[Excerpt from a dataset]

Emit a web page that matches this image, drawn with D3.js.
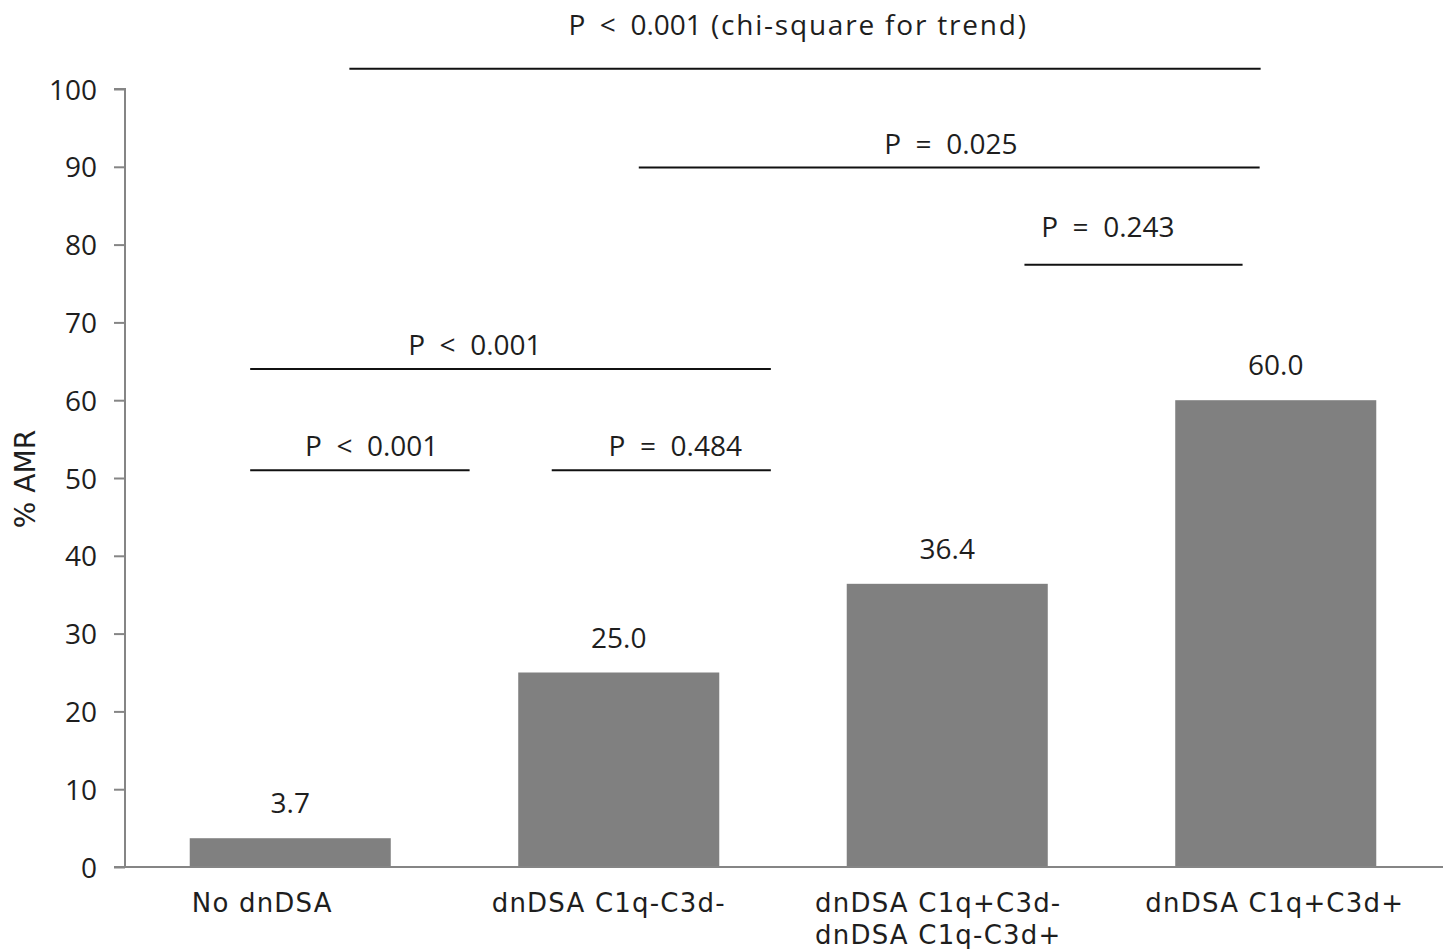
<!DOCTYPE html>
<html>
<head>
<meta charset="utf-8">
<script src="https://cdn.jsdelivr.net/npm/d3@7"></script>
<style>
  html, body { margin: 0; padding: 0; background: #fff; }
  svg { display: block; }
  .tick text { font-family: "Open Sans", sans-serif; }
</style>
</head>
<body>
<svg id="chart" width="1448" height="949"></svg>
<script>
// Categories (multi-line labels split by "\n")
const categories = [
  "No dnDSA",
  "dnDSA C1q-C3d-",
  "dnDSA C1q+C3d-\ndnDSA C1q-C3d+",
  "dnDSA C1q+C3d+"
];
// % AMR per group
const amrValues = [3.7, 25.0, 36.4, 60.0];
// Y axis ticks
const yTicks = [0, 10, 20, 30, 40, 50, 60, 70, 80, 90, 100];
// Pairwise comparison labels: [main text, note]
const pLabels = [
  ["P  <  0.001", " (chi-square for trend)"],
  ["P  =  0.025", ""],
  ["P  =  0.243", ""],
  ["P  <  0.001", ""],
  ["P  <  0.001", ""],
  ["P  =  0.484", ""]
];

// Bracket geometry: start/end/text centre in category units (0 = left edge of first band),
// level in axis units, gap = text baseline distance above the line
const bracketLayout = [
  { x0: 0.680, x1: 3.454, level: 102.6, tx: 2.046, gap: 34 },
  { x0: 1.561, x1: 3.451, level: 89.9,  tx: 2.511, gap: 14 },
  { x0: 2.735, x1: 3.399, level: 77.4,  tx: 2.989, gap: 28 },
  { x0: 0.378, x1: 1.963, level: 64.0,  tx: 1.062, gap: 14 },
  { x0: 0.378, x1: 1.046, level: 51.0,  tx: 0.748, gap: 14 },
  { x0: 1.296, x1: 1.963, level: 51.0,  tx: 1.672, gap: 14 }
];
// Horizontal nudge of each category label from its band centre
const labelShift = [-28, -10, -9, -1];

const svg = d3.select("#chart");
const plotLeft = 126, plotRight = 1440, plotTop = 89, plotBottom = 867;

const x = d3.scaleBand()
  .domain(categories)
  .range([plotLeft, plotRight])
  .paddingInner(0.388)
  .paddingOuter(0.194);

const xu = d3.scaleLinear().domain([0, categories.length]).range([plotLeft, plotRight]);

const y = d3.scaleLinear().domain([0, 100]).range([plotBottom, plotTop]);

const axisColor = "#858585";
const textColor = "#1e1e1e";
const numFont = "Open Sans, sans-serif";
const numSize = 28;

// Bars
svg.append("g")
  .selectAll("rect")
  .data(amrValues)
  .join("rect")
  .attr("x", (d, i) => x(categories[i]))
  .attr("width", x.bandwidth())
  .attr("y", d => y(d))
  .attr("height", d => y(0) - y(d))
  .attr("fill", "#808080");

// Value labels
svg.append("g")
  .selectAll("text")
  .data(amrValues)
  .join("text")
  .attr("x", (d, i) => x(categories[i]) + x.bandwidth() / 2)
  .attr("y", d => y(d) - 25)
  .attr("text-anchor", "middle")
  .attr("font-family", numFont)
  .attr("font-size", numSize)
  .attr("fill", textColor)
  .text(d => d.toFixed(1));

// Y axis
const yAxis = svg.append("g")
  .attr("transform", `translate(${plotLeft - 1},0)`)
  .call(d3.axisLeft(y).tickValues(yTicks).tickSize(11).tickPadding(17));
yAxis.selectAll("path, line").attr("stroke", axisColor).attr("stroke-width", 2);
yAxis.select(".domain").attr("d", `M-11,${plotTop}H0V${plotBottom}`);
yAxis.selectAll("text")
  .attr("font-size", numSize)
  .attr("fill", textColor)
  .attr("dy", "0.36em");

// X axis line
svg.append("line")
  .attr("x1", plotLeft - 12).attr("x2", plotRight + 3)
  .attr("y1", y(0)).attr("y2", y(0))
  .attr("stroke", axisColor)
  .attr("stroke-width", 2);

// Category labels
const catG = svg.append("g");
categories.forEach((c, k) => {
  const cx = x(c) + x.bandwidth() / 2 + labelShift[k];
  const t = catG.append("text")
    .attr("x", cx)
    .attr("y", 912)
    .attr("text-anchor", "middle")
    .attr("font-family", "DejaVu Sans, sans-serif")
    .attr("font-size", 26)
    .attr("letter-spacing", 1.2)
    .attr("fill", textColor);
  c.split("\n").forEach((line, i) => {
    t.append("tspan")
      .attr("x", cx)
      .attr("dy", i === 0 ? 0 : 32)
      .text(line);
  });
});

// Y axis title
svg.append("text")
  .attr("transform", `translate(35,${479}) rotate(-90)`)
  .attr("text-anchor", "middle")
  .attr("font-family", "DejaVu Sans, sans-serif")
  .attr("font-size", 28)
  .attr("fill", textColor)
  .text("% AMR");

// Comparison brackets and P values
const brG = svg.append("g");
bracketLayout.forEach((b, i) => {
  brG.append("line")
    .attr("x1", xu(b.x0)).attr("x2", xu(b.x1))
    .attr("y1", y(b.level)).attr("y2", y(b.level))
    .attr("stroke", "#111")
    .attr("stroke-width", 2);
  const t = brG.append("text")
    .attr("x", xu(b.tx))
    .attr("y", y(b.level) - b.gap)
    .attr("text-anchor", "middle")
    .attr("font-family", numFont)
    .attr("font-size", numSize)
    .attr("fill", textColor)
    .attr("xml:space", "preserve")
    .style("white-space", "pre");
  t.append("tspan").text(pLabels[i][0]);
  if (pLabels[i][1]) {
    t.append("tspan").attr("letter-spacing", 1.8).text(pLabels[i][1]);
  }
});
</script>
</body>
</html>
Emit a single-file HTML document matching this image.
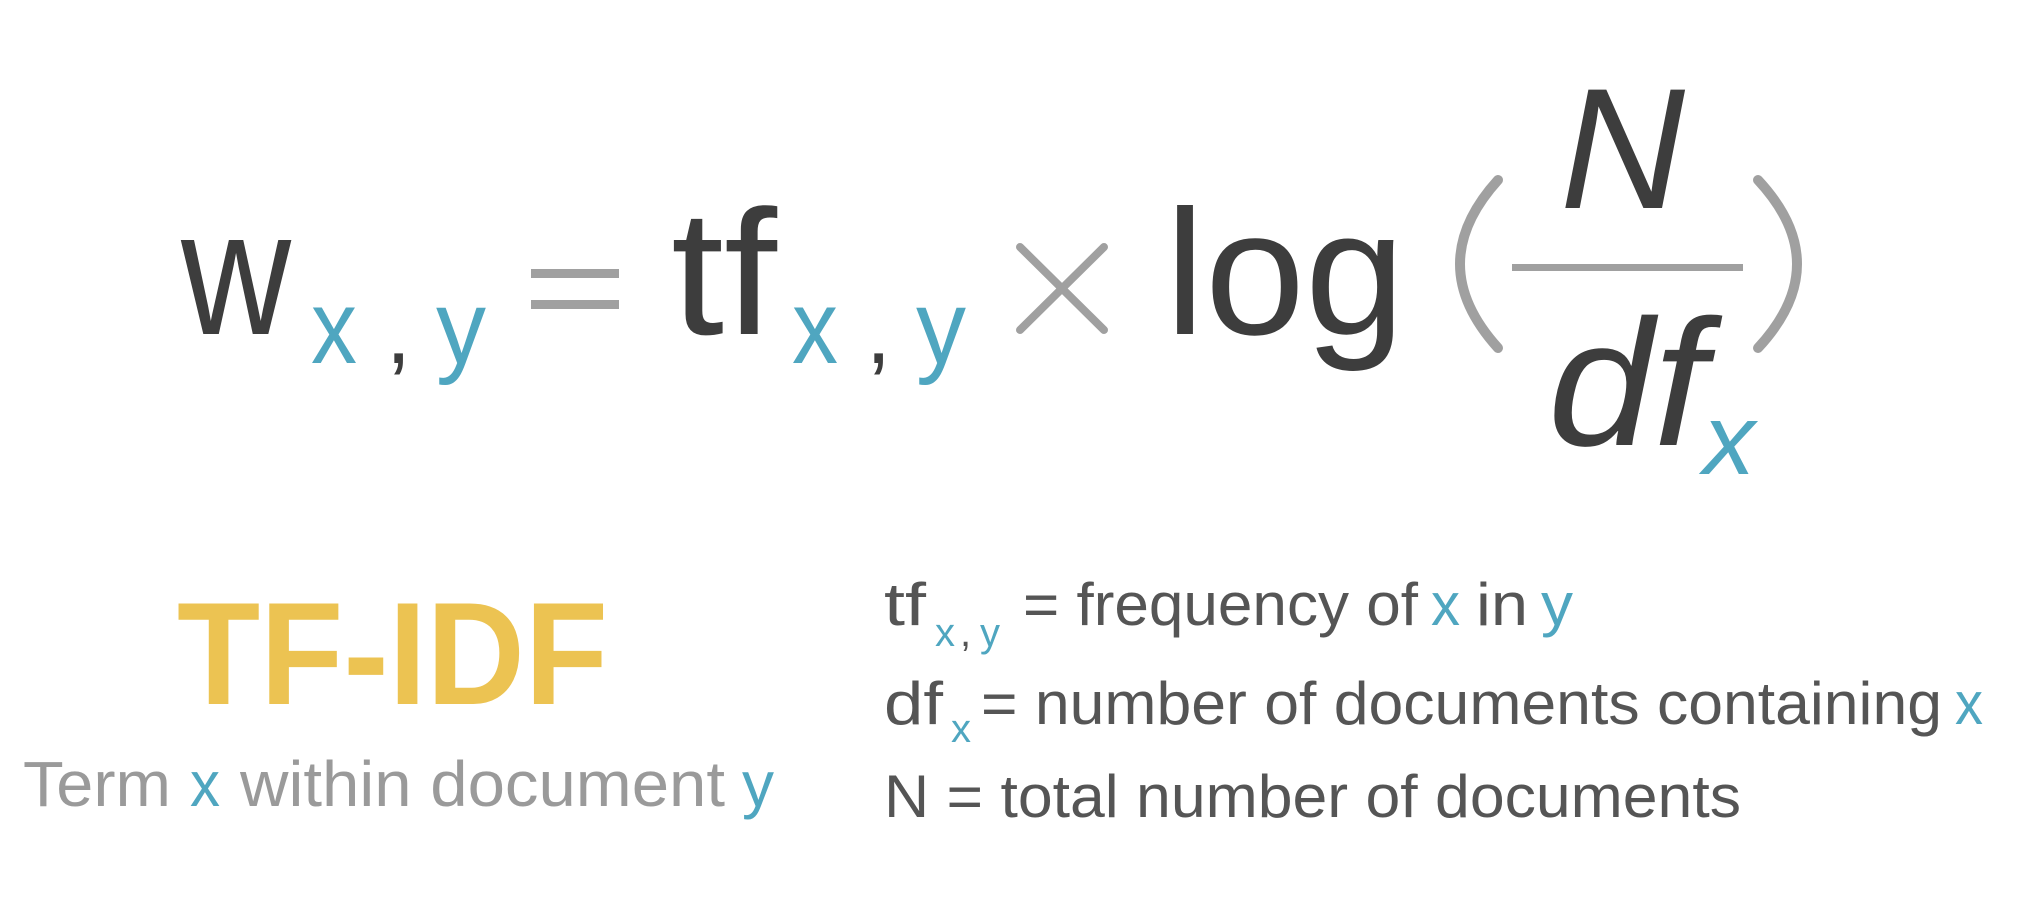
<!DOCTYPE html>
<html><head><meta charset="utf-8"><style>
html,body{margin:0;padding:0;background:#fff;}
svg{display:block;}
text{font-family:"Liberation Sans",sans-serif;}
</style></head><body>
<svg width="2030" height="912" viewBox="0 0 2030 912" xmlns="http://www.w3.org/2000/svg">
<g fill="#3d3d3d">
<text x="181" y="334" font-size="178" textLength="110" lengthAdjust="spacingAndGlyphs">w</text>
<text x="671" y="334" font-size="178" textLength="106" lengthAdjust="spacingAndGlyphs">tf</text>
<text x="1165" y="334" font-size="178" textLength="240" lengthAdjust="spacingAndGlyphs">log</text>
<text x="1560" y="208" font-size="172" font-style="italic" textLength="125" lengthAdjust="spacingAndGlyphs">N</text>
<text x="1548" y="445" font-size="180" font-style="italic" textLength="158" lengthAdjust="spacingAndGlyphs">df</text>
</g>
<g fill="#4fa6c0">
<text x="311" y="363" font-size="105" textLength="46" lengthAdjust="spacingAndGlyphs">x</text>
<text x="436" y="363" font-size="105" textLength="50" lengthAdjust="spacingAndGlyphs">y</text>
<text x="792" y="363" font-size="105" textLength="46" lengthAdjust="spacingAndGlyphs">x</text>
<text x="916" y="363" font-size="105" textLength="50" lengthAdjust="spacingAndGlyphs">y</text>
<text x="1703" y="474" font-size="100" font-style="italic" textLength="52" lengthAdjust="spacingAndGlyphs">x</text>
</g>
<g fill="#3d3d3d" font-size="90">
<text x="386" y="363">,</text>
<text x="866" y="363">,</text>
</g>
<g fill="#a0a0a0">
<rect x="531" y="269" width="88" height="9"/>
<rect x="531" y="300" width="88" height="9"/>
<rect x="1512" y="264" width="231" height="7"/>
</g>
<g stroke="#a0a0a0" stroke-width="8" fill="none" stroke-linecap="round">
<line x1="1020" y1="247" x2="1104" y2="330"/>
<line x1="1104" y1="247" x2="1020" y2="330"/>
<path d="M1498 180 Q1422 264 1498 348" stroke-width="10"/>
<path d="M1758 180 Q1836 264 1758 348" stroke-width="10"/>
</g>
<text x="177" y="704" font-size="146" font-weight="bold" fill="#ecc352" textLength="431" lengthAdjust="spacingAndGlyphs">TF-IDF</text>
<g font-size="64">
<text x="23" y="806" fill="#9a9a9a" textLength="148" lengthAdjust="spacingAndGlyphs">Term</text>
<text x="190" y="806" fill="#4fa6c0" textLength="30" lengthAdjust="spacingAndGlyphs">x</text>
<text x="240" y="806" fill="#9a9a9a" textLength="485" lengthAdjust="spacingAndGlyphs">within document</text>
<text x="742" y="806" fill="#4fa6c0" textLength="32" lengthAdjust="spacingAndGlyphs">y</text>
</g>
<g font-size="60" fill="#555">
<text x="884" y="625" textLength="42" lengthAdjust="spacingAndGlyphs">tf</text>
<text x="1023" y="625" textLength="395" lengthAdjust="spacingAndGlyphs">= frequency of</text>
<text x="1431" y="625" fill="#4fa6c0" textLength="29" lengthAdjust="spacingAndGlyphs">x</text>
<text x="1476" y="625" textLength="52" lengthAdjust="spacingAndGlyphs">in</text>
<text x="1541" y="625" fill="#4fa6c0" textLength="32" lengthAdjust="spacingAndGlyphs">y</text>
<text x="884" y="724" textLength="59" lengthAdjust="spacingAndGlyphs">df</text>
<text x="981" y="724" textLength="961" lengthAdjust="spacingAndGlyphs">= number of documents containing</text>
<text x="1955" y="724" fill="#4fa6c0" textLength="28" lengthAdjust="spacingAndGlyphs">x</text>
<text x="884" y="817" textLength="857" lengthAdjust="spacingAndGlyphs">N = total number of documents</text>
</g>
<g font-size="40" fill="#4fa6c0">
<text x="935" y="646">x</text>
<text x="960" y="646" fill="#555">,</text>
<text x="980" y="646">y</text>
<text x="951" y="742">x</text>
</g>
</svg>
</body></html>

:: Request ::
Can the lines from the start of the records through the line with "const plotLeft = 126, plotRight" be given again exactly, with the pictures left out?

:: Completed exercise ::
Emit a web page that matches this image, drawn with D3.js.
<!DOCTYPE html>
<html>
<head>
<meta charset="utf-8">
<script src="https://cdn.jsdelivr.net/npm/d3@7"></script>
<style>
  html, body { margin: 0; padding: 0; background: #fff; }
  svg { display: block; }
  .tick text { font-family: "Open Sans", sans-serif; }
</style>
</head>
<body>
<svg id="chart" width="1448" height="949"></svg>
<script>
// Categories (multi-line labels split by "\n")
const categories = [
  "No dnDSA",
  "dnDSA C1q-C3d-",
  "dnDSA C1q+C3d-\ndnDSA C1q-C3d+",
  "dnDSA C1q+C3d+"
];
// % AMR per group
const amrValues = [3.7, 25.0, 36.4, 60.0];
// Y axis ticks
const yTicks = [0, 10, 20, 30, 40, 50, 60, 70, 80, 90, 100];
// Pairwise comparison labels: [main text, note]
const pLabels = [
  ["P  <  0.001", " (chi-square for trend)"],
  ["P  =  0.025", ""],
  ["P  =  0.243", ""],
  ["P  <  0.001", ""],
  ["P  <  0.001", ""],
  ["P  =  0.484", ""]
];

// Bracket geometry: start/end/text centre in category units (0 = left edge of first band),
// level in axis units, gap = text baseline distance above the line
const bracketLayout = [
  { x0: 0.680, x1: 3.454, level: 102.6, tx: 2.046, gap: 34 },
  { x0: 1.561, x1: 3.451, level: 89.9,  tx: 2.511, gap: 14 },
  { x0: 2.735, x1: 3.399, level: 77.4,  tx: 2.989, gap: 28 },
  { x0: 0.378, x1: 1.963, level: 64.0,  tx: 1.062, gap: 14 },
  { x0: 0.378, x1: 1.046, level: 51.0,  tx: 0.748, gap: 14 },
  { x0: 1.296, x1: 1.963, level: 51.0,  tx: 1.672, gap: 14 }
];
// Horizontal nudge of each category label from its band centre
const labelShift = [-28, -10, -9, -1];

const svg = d3.select("#chart");
const plotLeft = 126, plotRight = 1440, plotTop = 89, plotBottom = 867;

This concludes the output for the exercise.